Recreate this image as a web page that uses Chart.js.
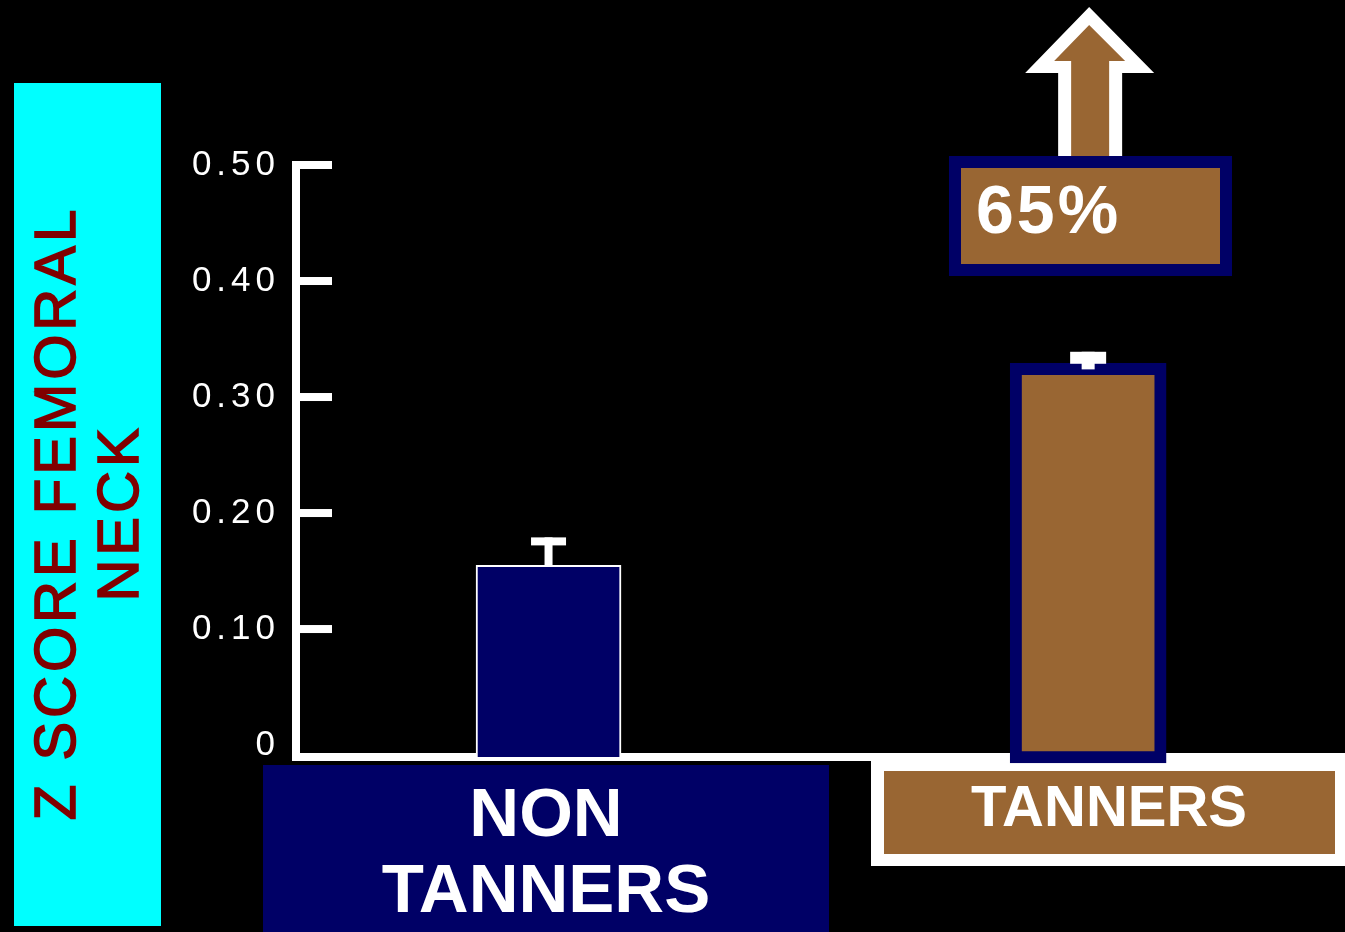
<!DOCTYPE html>
<html>
<head>
<meta charset="utf-8">
<script src="https://cdn.jsdelivr.net/npm/chart.js@4/dist/chart.umd.min.js"></script>
<style>
  html, body { margin: 0; padding: 0; background: #000; }
  #wrap { width: 1345px; height: 932px; position: relative; }
</style>
</head>
<body>
<div id="wrap"><canvas id="zChart"></canvas></div>
<script>
// Data
const groups = ['NON TANNERS', 'TANNERS'];
const groupPos = [1, 2];
const zScores = [0.155, 0.329];
const zErrors = [0.024, 0.010];
const yTicks = [0, 0.10, 0.20, 0.30, 0.40, 0.50];
const yTitle = ['Z SCORE FEMORAL', 'NECK'];
const riseLabel = '65%';

// Colours
const navy = '#000066';
const brown = '#996633';
const cyan = '#00ffff';
const maroon = '#800000';
const white = '#ffffff';

// Bar styling per group
const barFills = [navy, brown];
const barEdges = [white, navy];
const edgeWidths = [2, 12];
const barWidths = [145, 156];
const barBases = [-0.0103, -0.0155];
const capHeights = [8, 12];
const stemWidths = [8, 13];
const capWidths = [35, 36];

const FONT = "'Liberation Sans', Arial, Helvetica, sans-serif";

// Background, y title box, axis, category boxes and the 65% call-out
const decorPlugin = {
    id: 'decor',
    beforeDraw(chart) {
        const ctx = chart.ctx;
        ctx.save();
        ctx.fillStyle = '#000';
        ctx.fillRect(0, 0, chart.width, chart.height);
        ctx.restore();
        // spaced digits for the tick labels
        ctx.letterSpacing = '5px';
    },
    beforeDatasetsDraw(chart) {
        const ctx = chart.ctx;
        const y = chart.scales.y;
        const x = chart.scales.x;
        const area = chart.chartArea;
        ctx.save();
        ctx.letterSpacing = '0px';

        // Y title panel
        ctx.fillStyle = cyan;
        ctx.fillRect(14, 83, 147, 843);
        ctx.fillStyle = maroon;
        ctx.strokeStyle = maroon;
        ctx.lineWidth = 1.6;
        ctx.font = '58px ' + FONT;
        ctx.textAlign = 'center';
        ctx.textBaseline = 'alphabetic';
        ctx.letterSpacing = '4px';
        const baselines = [75, 138];
        yTitle.forEach((line, i) => {
            ctx.save();
            ctx.translate(baselines[i], 513);
            ctx.rotate(-Math.PI / 2);
            ctx.fillText(line, 0, 0);
            ctx.strokeText(line, 0, 0);
            ctx.restore();
        });
        ctx.letterSpacing = '0px';

        // Axis line, inward ticks and base line
        ctx.fillStyle = white;
        const top = y.getPixelForValue(yTicks[yTicks.length - 1]);
        ctx.fillRect(area.left - 4, top - 4, 8, area.bottom - top + 8);
        yTicks.slice(1).forEach(v => {
            const py = y.getPixelForValue(v);
            ctx.fillRect(area.left - 4, py - 4, 40, 8);
        });
        ctx.fillRect(area.left - 4, area.bottom - 4, chart.width - area.left + 4, 8);

        // Category label boxes
        ctx.fillStyle = navy;
        ctx.fillRect(263, 765, 566, 167);
        ctx.fillStyle = white;
        ctx.fillRect(871, area.bottom - 4, 474, 113);
        ctx.fillStyle = brown;
        ctx.fillRect(884, 771, 451, 83);

        ctx.fillStyle = white;
        ctx.textAlign = 'center';
        ctx.font = 'bold 69px ' + FONT;
        const words = groups[0].split(' ');
        ctx.fillText(words[0], 546, 836);
        ctx.fillText(words[1], 546, 912);
        ctx.font = 'bold 58px ' + FONT;
        ctx.fillText(groups[1], 1109, 826);

        // Up arrow above the tanners bar
        const cx = x.getPixelForValue(groupPos[1]) + 1;
        ctx.fillStyle = white;
        ctx.beginPath();
        ctx.moveTo(cx, 7);
        ctx.lineTo(cx + 65, 73);
        ctx.lineTo(cx + 33, 73);
        ctx.lineTo(cx + 33, 160);
        ctx.lineTo(cx - 31, 160);
        ctx.lineTo(cx - 31, 73);
        ctx.lineTo(cx - 64, 73);
        ctx.closePath();
        ctx.fill();
        ctx.fillStyle = brown;
        ctx.beginPath();
        ctx.moveTo(cx, 25);
        ctx.lineTo(cx + 36, 61);
        ctx.lineTo(cx + 20, 61);
        ctx.lineTo(cx + 20, 160);
        ctx.lineTo(cx - 18, 160);
        ctx.lineTo(cx - 18, 61);
        ctx.lineTo(cx - 35, 61);
        ctx.closePath();
        ctx.fill();

        // 65% box
        ctx.fillStyle = navy;
        ctx.fillRect(949, 156, 283, 120);
        ctx.fillStyle = brown;
        ctx.fillRect(961, 168, 259, 96);
        ctx.fillStyle = white;
        ctx.textAlign = 'left';
        ctx.font = 'bold 68px ' + FONT;
        ctx.letterSpacing = '3px';
        ctx.fillText(riseLabel, 976, 233);

        ctx.restore();
    },
    afterDatasetsDraw(chart) {
        const ctx = chart.ctx;
        const y = chart.scales.y;
        ctx.save();
        ctx.fillStyle = white;
        groups.forEach((g, i) => {
            const bar = chart.getDatasetMeta(i).data[0];
            const errTop = y.getPixelForValue(zScores[i] + zErrors[i]);
            const stemBottom = bar.y + edgeWidths[i] / 2;
            ctx.fillRect(bar.x - stemWidths[i] / 2, errTop, stemWidths[i], stemBottom - errTop);
            ctx.fillRect(bar.x - capWidths[i] / 2, errTop, capWidths[i], capHeights[i]);
        });
        ctx.restore();
    },
    afterDraw(chart) {
        chart.ctx.letterSpacing = '0px';
    }
};

new Chart(document.getElementById('zChart'), {
    type: 'bar',
    data: {
        datasets: groups.map((g, i) => ({
            label: g,
            data: [{ x: groupPos[i], y: zScores[i] }],
            backgroundColor: barFills[i],
            borderColor: barEdges[i],
            borderWidth: edgeWidths[i],
            borderSkipped: i === 0 ? 'start' : false,
            barThickness: barWidths[i],
            base: barBases[i],
            clip: false
        }))
    },
    options: {
        responsive: true,
        maintainAspectRatio: false,
        animation: false,
        grouped: false,
        layout: { padding: { left: 176, right: 0, top: 165, bottom: 175 } },
        plugins: {
            legend: { display: false },
            tooltip: { enabled: false }
        },
        scales: {
            x: {
                type: 'linear',
                display: false,
                offset: false,
                min: 0.532,
                max: 2.476
            },
            y: {
                min: -0.0103,
                max: 0.5,
                afterBuildTicks: scale => {
                    scale.ticks = yTicks.map(v => ({ value: v }));
                },
                afterFit: scale => { scale.width = 120; },
                grid: { display: false, drawTicks: false, tickLength: 0 },
                border: { display: false },
                ticks: {
                    color: white,
                    padding: 16,
                    font: { family: FONT, size: 35 },
                    callback: v => v === 0 ? '0' : v.toFixed(2)
                }
            }
        }
    },
    plugins: [decorPlugin]
});
</script>
</body>
</html>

GIVEN REQUEST
Print the whole listing above once more, word for word, without its pictures.

RESPONSE TO THIS TASK
Recreate this image as a web page that uses Chart.js.
<!DOCTYPE html>
<html>
<head>
<meta charset="utf-8">
<script src="https://cdn.jsdelivr.net/npm/chart.js@4/dist/chart.umd.min.js"></script>
<style>
  html, body { margin: 0; padding: 0; background: #000; }
  #wrap { width: 1345px; height: 932px; position: relative; }
</style>
</head>
<body>
<div id="wrap"><canvas id="zChart"></canvas></div>
<script>
// Data
const groups = ['NON TANNERS', 'TANNERS'];
const groupPos = [1, 2];
const zScores = [0.155, 0.329];
const zErrors = [0.024, 0.010];
const yTicks = [0, 0.10, 0.20, 0.30, 0.40, 0.50];
const yTitle = ['Z SCORE FEMORAL', 'NECK'];
const riseLabel = '65%';

// Colours
const navy = '#000066';
const brown = '#996633';
const cyan = '#00ffff';
const maroon = '#800000';
const white = '#ffffff';

// Bar styling per group
const barFills = [navy, brown];
const barEdges = [white, navy];
const edgeWidths = [2, 12];
const barWidths = [145, 156];
const barBases = [-0.0103, -0.0155];
const capHeights = [8, 12];
const stemWidths = [8, 13];
const capWidths = [35, 36];

const FONT = "'Liberation Sans', Arial, Helvetica, sans-serif";

// Background, y title box, axis, category boxes and the 65% call-out
const decorPlugin = {
    id: 'decor',
    beforeDraw(chart) {
        const ctx = chart.ctx;
        ctx.save();
        ctx.fillStyle = '#000';
        ctx.fillRect(0, 0, chart.width, chart.height);
        ctx.restore();
        // spaced digits for the tick labels
        ctx.letterSpacing = '5px';
    },
    beforeDatasetsDraw(chart) {
        const ctx = chart.ctx;
        const y = chart.scales.y;
        const x = chart.scales.x;
        const area = chart.chartArea;
        ctx.save();
        ctx.letterSpacing = '0px';

        // Y title panel
        ctx.fillStyle = cyan;
        ctx.fillRect(14, 83, 147, 843);
        ctx.fillStyle = maroon;
        ctx.strokeStyle = maroon;
        ctx.lineWidth = 1.6;
        ctx.font = '58px ' + FONT;
        ctx.textAlign = 'center';
        ctx.textBaseline = 'alphabetic';
        ctx.letterSpacing = '4px';
        const baselines = [75, 138];
        yTitle.forEach((line, i) => {
            ctx.save();
            ctx.translate(baselines[i], 513);
            ctx.rotate(-Math.PI / 2);
            ctx.fillText(line, 0, 0);
            ctx.strokeText(line, 0, 0);
            ctx.restore();
        });
        ctx.letterSpacing = '0px';

        // Axis line, inward ticks and base line
        ctx.fillStyle = white;
        const top = y.getPixelForValue(yTicks[yTicks.length - 1]);
        ctx.fillRect(area.left - 4, top - 4, 8, area.bottom - top + 8);
        yTicks.slice(1).forEach(v => {
            const py = y.getPixelForValue(v);
            ctx.fillRect(area.left - 4, py - 4, 40, 8);
        });
        ctx.fillRect(area.left - 4, area.bottom - 4, chart.width - area.left + 4, 8);

        // Category label boxes
        ctx.fillStyle = navy;
        ctx.fillRect(263, 765, 566, 167);
        ctx.fillStyle = white;
        ctx.fillRect(871, area.bottom - 4, 474, 113);
        ctx.fillStyle = brown;
        ctx.fillRect(884, 771, 451, 83);

        ctx.fillStyle = white;
        ctx.textAlign = 'center';
        ctx.font = 'bold 69px ' + FONT;
        const words = groups[0].split(' ');
        ctx.fillText(words[0], 546, 836);
        ctx.fillText(words[1], 546, 912);
        ctx.font = 'bold 58px ' + FONT;
        ctx.fillText(groups[1], 1109, 826);

        // Up arrow above the tanners bar
        const cx = x.getPixelForValue(groupPos[1]) + 1;
        ctx.fillStyle = white;
        ctx.beginPath();
        ctx.moveTo(cx, 7);
        ctx.lineTo(cx + 65, 73);
        ctx.lineTo(cx + 33, 73);
        ctx.lineTo(cx + 33, 160);
        ctx.lineTo(cx - 31, 160);
        ctx.lineTo(cx - 31, 73);
        ctx.lineTo(cx - 64, 73);
        ctx.closePath();
        ctx.fill();
        ctx.fillStyle = brown;
        ctx.beginPath();
        ctx.moveTo(cx, 25);
        ctx.lineTo(cx + 36, 61);
        ctx.lineTo(cx + 20, 61);
        ctx.lineTo(cx + 20, 160);
        ctx.lineTo(cx - 18, 160);
        ctx.lineTo(cx - 18, 61);
        ctx.lineTo(cx - 35, 61);
        ctx.closePath();
        ctx.fill();

        // 65% box
        ctx.fillStyle = navy;
        ctx.fillRect(949, 156, 283, 120);
        ctx.fillStyle = brown;
        ctx.fillRect(961, 168, 259, 96);
        ctx.fillStyle = white;
        ctx.textAlign = 'left';
        ctx.font = 'bold 68px ' + FONT;
        ctx.letterSpacing = '3px';
        ctx.fillText(riseLabel, 976, 233);

        ctx.restore();
    },
    afterDatasetsDraw(chart) {
        const ctx = chart.ctx;
        const y = chart.scales.y;
        ctx.save();
        ctx.fillStyle = white;
        groups.forEach((g, i) => {
            const bar = chart.getDatasetMeta(i).data[0];
            const errTop = y.getPixelForValue(zScores[i] + zErrors[i]);
            const stemBottom = bar.y + edgeWidths[i] / 2;
            ctx.fillRect(bar.x - stemWidths[i] / 2, errTop, stemWidths[i], stemBottom - errTop);
            ctx.fillRect(bar.x - capWidths[i] / 2, errTop, capWidths[i], capHeights[i]);
        });
        ctx.restore();
    },
    afterDraw(chart) {
        chart.ctx.letterSpacing = '0px';
    }
};

new Chart(document.getElementById('zChart'), {
    type: 'bar',
    data: {
        datasets: groups.map((g, i) => ({
            label: g,
            data: [{ x: groupPos[i], y: zScores[i] }],
            backgroundColor: barFills[i],
            borderColor: barEdges[i],
            borderWidth: edgeWidths[i],
            borderSkipped: i === 0 ? 'start' : false,
            barThickness: barWidths[i],
            base: barBases[i],
            clip: false
        }))
    },
    options: {
        responsive: true,
        maintainAspectRatio: false,
        animation: false,
        grouped: false,
        layout: { padding: { left: 176, right: 0, top: 165, bottom: 175 } },
        plugins: {
            legend: { display: false },
            tooltip: { enabled: false }
        },
        scales: {
            x: {
                type: 'linear',
                display: false,
                offset: false,
                min: 0.532,
                max: 2.476
            },
            y: {
                min: -0.0103,
                max: 0.5,
                afterBuildTicks: scale => {
                    scale.ticks = yTicks.map(v => ({ value: v }));
                },
                afterFit: scale => { scale.width = 120; },
                grid: { display: false, drawTicks: false, tickLength: 0 },
                border: { display: false },
                ticks: {
                    color: white,
                    padding: 16,
                    font: { family: FONT, size: 35 },
                    callback: v => v === 0 ? '0' : v.toFixed(2)
                }
            }
        }
    },
    plugins: [decorPlugin]
});
</script>
</body>
</html>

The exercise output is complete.